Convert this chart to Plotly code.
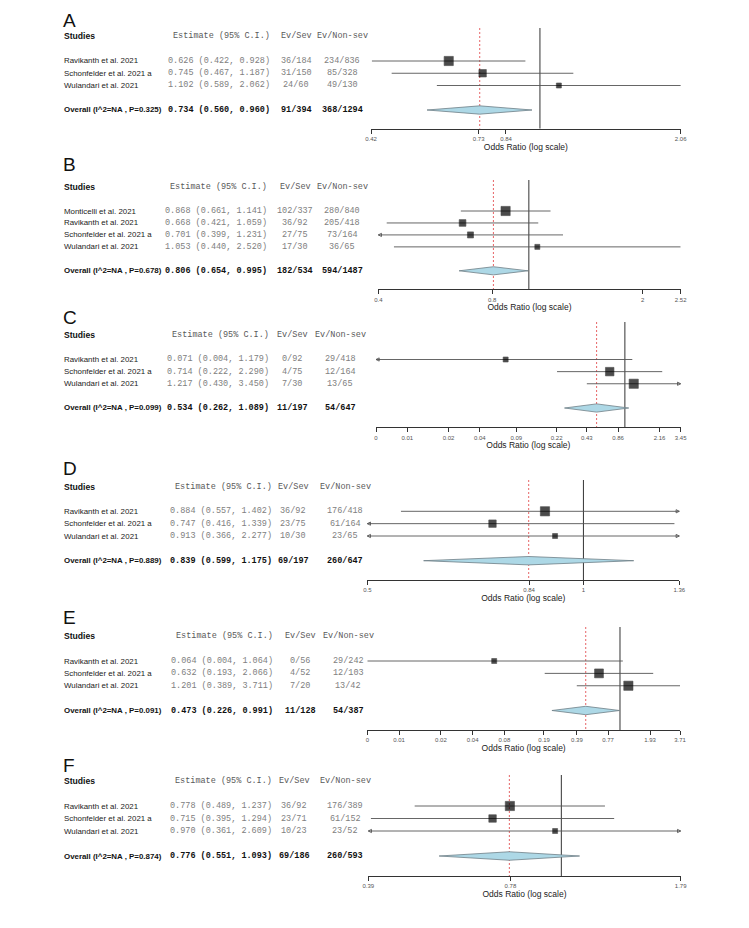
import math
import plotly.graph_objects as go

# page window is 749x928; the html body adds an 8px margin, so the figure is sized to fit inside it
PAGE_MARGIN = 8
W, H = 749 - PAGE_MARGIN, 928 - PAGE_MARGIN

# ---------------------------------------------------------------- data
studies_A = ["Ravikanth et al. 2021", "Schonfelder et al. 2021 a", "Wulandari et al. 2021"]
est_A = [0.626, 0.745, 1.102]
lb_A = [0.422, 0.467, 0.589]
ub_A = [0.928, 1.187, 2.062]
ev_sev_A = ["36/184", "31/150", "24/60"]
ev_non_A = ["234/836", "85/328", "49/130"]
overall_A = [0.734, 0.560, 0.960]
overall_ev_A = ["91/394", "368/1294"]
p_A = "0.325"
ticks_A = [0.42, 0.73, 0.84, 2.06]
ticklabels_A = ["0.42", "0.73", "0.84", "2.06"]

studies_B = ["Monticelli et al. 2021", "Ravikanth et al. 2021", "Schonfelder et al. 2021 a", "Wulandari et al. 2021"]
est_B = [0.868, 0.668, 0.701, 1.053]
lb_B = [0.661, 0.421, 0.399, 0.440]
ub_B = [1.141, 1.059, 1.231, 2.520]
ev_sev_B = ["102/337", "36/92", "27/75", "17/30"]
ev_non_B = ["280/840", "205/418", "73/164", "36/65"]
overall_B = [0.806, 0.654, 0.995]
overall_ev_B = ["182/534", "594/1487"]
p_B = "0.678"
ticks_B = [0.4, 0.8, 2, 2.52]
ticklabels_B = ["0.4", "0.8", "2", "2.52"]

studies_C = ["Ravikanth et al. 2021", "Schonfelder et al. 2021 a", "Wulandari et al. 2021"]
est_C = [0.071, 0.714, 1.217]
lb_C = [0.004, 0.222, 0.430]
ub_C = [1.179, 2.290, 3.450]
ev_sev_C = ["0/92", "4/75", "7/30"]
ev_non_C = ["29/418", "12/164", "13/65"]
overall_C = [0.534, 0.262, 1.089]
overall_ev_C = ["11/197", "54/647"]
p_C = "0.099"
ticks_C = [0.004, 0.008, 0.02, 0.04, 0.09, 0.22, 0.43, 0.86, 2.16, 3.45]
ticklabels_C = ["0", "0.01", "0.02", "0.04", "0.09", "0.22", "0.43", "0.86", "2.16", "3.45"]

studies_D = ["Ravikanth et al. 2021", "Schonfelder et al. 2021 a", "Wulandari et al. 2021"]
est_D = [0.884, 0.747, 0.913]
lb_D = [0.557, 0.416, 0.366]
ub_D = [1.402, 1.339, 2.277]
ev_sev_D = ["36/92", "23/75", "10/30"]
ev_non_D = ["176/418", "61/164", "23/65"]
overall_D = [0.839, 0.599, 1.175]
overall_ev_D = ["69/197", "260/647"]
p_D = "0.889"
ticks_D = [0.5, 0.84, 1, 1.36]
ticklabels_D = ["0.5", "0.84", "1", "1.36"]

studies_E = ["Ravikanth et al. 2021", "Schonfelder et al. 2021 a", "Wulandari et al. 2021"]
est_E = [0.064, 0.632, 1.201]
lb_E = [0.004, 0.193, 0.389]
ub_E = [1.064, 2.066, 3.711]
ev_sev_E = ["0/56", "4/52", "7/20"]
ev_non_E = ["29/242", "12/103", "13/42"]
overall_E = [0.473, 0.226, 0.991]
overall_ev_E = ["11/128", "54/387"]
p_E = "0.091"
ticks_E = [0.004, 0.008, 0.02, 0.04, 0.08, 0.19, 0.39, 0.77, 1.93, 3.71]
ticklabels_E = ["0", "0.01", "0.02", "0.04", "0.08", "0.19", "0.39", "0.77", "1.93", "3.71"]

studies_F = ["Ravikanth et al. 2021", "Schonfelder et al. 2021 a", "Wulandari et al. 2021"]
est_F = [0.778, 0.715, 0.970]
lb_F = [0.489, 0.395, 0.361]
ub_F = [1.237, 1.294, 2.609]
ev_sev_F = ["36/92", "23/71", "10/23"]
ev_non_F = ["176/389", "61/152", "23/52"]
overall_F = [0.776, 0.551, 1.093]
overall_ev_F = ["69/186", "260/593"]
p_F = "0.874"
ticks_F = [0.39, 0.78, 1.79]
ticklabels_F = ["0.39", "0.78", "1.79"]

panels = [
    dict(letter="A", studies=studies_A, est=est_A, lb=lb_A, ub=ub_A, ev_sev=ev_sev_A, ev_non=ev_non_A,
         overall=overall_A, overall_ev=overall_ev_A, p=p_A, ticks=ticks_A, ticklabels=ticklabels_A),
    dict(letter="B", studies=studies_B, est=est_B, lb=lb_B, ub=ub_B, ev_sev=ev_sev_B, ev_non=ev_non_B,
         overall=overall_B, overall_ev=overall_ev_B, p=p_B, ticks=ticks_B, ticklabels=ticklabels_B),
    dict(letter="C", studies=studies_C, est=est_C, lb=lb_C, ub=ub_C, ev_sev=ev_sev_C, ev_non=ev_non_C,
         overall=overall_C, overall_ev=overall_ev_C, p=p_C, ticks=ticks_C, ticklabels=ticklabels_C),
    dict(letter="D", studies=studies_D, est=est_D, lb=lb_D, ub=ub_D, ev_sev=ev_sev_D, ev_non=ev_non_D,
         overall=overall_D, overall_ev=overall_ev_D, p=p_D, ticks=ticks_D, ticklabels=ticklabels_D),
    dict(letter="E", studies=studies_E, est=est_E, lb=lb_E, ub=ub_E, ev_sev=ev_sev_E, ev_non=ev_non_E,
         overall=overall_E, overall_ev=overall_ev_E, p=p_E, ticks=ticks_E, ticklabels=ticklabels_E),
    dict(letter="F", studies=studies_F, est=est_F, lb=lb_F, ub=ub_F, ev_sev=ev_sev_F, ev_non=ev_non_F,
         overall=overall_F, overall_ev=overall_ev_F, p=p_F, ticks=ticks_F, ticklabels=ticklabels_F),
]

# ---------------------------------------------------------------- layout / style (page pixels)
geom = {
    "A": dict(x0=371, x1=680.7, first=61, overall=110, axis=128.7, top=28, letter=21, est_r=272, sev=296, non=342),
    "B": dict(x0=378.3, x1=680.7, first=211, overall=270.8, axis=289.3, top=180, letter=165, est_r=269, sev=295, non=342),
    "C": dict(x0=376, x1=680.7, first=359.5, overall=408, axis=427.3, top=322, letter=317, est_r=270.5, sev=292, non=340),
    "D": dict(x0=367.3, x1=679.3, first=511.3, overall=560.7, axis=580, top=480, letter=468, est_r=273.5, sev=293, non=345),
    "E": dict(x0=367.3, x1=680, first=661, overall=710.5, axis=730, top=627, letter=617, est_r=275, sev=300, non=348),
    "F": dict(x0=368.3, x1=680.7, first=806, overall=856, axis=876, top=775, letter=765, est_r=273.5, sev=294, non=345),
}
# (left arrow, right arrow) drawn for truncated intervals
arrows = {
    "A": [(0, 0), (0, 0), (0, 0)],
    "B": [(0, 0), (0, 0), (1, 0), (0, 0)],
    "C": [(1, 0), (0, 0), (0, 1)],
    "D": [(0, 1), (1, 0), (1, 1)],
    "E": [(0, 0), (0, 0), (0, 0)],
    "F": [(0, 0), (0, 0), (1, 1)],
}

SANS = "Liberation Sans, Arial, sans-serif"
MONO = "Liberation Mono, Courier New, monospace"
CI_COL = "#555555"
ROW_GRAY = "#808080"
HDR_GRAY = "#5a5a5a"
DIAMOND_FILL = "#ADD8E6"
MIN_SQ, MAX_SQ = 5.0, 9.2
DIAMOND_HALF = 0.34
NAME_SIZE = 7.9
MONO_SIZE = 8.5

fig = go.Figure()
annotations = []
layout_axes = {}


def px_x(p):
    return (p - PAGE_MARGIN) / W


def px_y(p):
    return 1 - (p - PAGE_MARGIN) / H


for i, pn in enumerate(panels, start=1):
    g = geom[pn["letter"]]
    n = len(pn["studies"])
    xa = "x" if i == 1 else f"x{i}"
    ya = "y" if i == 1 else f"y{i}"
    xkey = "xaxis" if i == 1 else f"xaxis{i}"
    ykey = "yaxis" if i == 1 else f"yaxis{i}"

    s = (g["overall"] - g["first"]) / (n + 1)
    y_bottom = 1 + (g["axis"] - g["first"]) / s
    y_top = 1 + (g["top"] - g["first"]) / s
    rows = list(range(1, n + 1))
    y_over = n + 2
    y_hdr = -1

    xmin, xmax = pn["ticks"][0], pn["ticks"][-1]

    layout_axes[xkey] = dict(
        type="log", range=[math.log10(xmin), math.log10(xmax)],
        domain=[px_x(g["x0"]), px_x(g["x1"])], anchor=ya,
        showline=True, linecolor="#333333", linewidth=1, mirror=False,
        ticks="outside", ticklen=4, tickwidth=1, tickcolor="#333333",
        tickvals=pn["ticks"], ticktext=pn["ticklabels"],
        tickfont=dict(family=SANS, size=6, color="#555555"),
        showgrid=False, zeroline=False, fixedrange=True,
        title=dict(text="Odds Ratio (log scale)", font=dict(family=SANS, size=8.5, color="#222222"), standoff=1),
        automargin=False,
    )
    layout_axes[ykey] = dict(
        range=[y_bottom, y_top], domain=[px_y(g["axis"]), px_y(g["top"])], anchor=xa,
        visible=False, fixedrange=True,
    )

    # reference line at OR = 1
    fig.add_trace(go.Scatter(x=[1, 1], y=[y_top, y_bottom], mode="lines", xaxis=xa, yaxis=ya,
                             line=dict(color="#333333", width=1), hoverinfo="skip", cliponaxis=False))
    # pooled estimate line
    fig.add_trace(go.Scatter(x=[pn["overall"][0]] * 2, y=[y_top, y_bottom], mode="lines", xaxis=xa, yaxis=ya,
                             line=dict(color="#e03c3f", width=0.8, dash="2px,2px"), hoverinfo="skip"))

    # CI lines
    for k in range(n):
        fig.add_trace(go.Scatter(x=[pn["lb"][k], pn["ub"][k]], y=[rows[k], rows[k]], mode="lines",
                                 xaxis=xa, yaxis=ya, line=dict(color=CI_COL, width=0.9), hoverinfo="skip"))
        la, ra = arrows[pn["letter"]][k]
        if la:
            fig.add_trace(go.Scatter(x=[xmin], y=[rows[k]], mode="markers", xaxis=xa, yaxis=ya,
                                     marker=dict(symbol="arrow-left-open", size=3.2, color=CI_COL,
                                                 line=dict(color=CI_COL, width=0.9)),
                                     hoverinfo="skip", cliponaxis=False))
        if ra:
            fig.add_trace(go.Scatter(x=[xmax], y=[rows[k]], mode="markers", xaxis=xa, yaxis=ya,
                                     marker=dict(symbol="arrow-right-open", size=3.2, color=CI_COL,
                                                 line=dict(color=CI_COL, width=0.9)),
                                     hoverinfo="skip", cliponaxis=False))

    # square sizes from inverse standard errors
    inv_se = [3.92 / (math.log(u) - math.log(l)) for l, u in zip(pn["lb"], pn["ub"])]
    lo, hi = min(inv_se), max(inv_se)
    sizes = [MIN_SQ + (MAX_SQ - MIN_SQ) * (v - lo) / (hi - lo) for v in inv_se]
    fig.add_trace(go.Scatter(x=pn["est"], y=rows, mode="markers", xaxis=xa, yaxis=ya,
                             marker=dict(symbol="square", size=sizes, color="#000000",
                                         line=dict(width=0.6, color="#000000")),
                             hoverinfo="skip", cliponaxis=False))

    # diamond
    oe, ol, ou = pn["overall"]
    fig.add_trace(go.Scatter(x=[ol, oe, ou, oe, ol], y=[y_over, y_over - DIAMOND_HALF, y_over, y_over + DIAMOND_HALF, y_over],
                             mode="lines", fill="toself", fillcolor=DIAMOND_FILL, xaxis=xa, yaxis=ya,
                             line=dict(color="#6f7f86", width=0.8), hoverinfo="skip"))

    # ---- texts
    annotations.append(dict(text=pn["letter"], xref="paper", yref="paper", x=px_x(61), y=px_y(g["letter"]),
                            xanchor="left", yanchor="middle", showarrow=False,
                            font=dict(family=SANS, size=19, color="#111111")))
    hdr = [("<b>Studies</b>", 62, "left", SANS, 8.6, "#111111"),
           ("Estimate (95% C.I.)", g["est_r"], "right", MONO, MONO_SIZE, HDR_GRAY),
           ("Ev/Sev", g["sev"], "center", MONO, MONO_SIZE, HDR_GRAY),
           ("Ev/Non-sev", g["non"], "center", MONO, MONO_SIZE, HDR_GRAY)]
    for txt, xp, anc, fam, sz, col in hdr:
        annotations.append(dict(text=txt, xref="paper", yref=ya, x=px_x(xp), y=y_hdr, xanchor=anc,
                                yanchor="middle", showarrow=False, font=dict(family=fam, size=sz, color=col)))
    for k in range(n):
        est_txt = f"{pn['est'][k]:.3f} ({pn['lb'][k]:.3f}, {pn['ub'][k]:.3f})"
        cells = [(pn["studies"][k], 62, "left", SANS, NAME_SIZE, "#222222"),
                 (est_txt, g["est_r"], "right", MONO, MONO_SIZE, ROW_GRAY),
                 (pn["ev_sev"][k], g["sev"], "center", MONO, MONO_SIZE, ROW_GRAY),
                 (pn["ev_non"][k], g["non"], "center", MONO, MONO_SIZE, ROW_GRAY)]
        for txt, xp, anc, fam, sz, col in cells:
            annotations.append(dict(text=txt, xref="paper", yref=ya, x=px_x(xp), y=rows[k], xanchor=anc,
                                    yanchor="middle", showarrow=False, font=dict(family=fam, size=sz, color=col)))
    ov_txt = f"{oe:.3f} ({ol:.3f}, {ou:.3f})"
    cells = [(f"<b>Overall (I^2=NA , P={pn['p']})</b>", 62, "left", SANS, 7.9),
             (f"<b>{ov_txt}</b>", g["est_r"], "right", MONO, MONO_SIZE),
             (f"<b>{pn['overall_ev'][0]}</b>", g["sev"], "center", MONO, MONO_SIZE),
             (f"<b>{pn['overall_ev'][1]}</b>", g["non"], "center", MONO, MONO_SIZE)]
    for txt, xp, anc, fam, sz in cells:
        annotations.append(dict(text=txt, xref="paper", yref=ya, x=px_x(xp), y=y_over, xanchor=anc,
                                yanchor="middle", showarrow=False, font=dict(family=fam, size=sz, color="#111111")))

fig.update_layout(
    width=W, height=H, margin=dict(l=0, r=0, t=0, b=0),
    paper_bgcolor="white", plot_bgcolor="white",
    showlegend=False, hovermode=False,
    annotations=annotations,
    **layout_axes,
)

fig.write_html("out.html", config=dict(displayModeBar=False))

•••••

▶ [Exercise goal]: Restate each line from the start of the listing through the line bearing "W, H = 749 - PAGE_MARGIN, 928 - PAGE_MARGIN" word for word. Drop the pictures.

▶ [Reply]:
Convert this chart to Plotly code.
import math
import plotly.graph_objects as go

# page window is 749x928; the html body adds an 8px margin, so the figure is sized to fit inside it
PAGE_MARGIN = 8
W, H = 749 - PAGE_MARGIN, 928 - PAGE_MARGIN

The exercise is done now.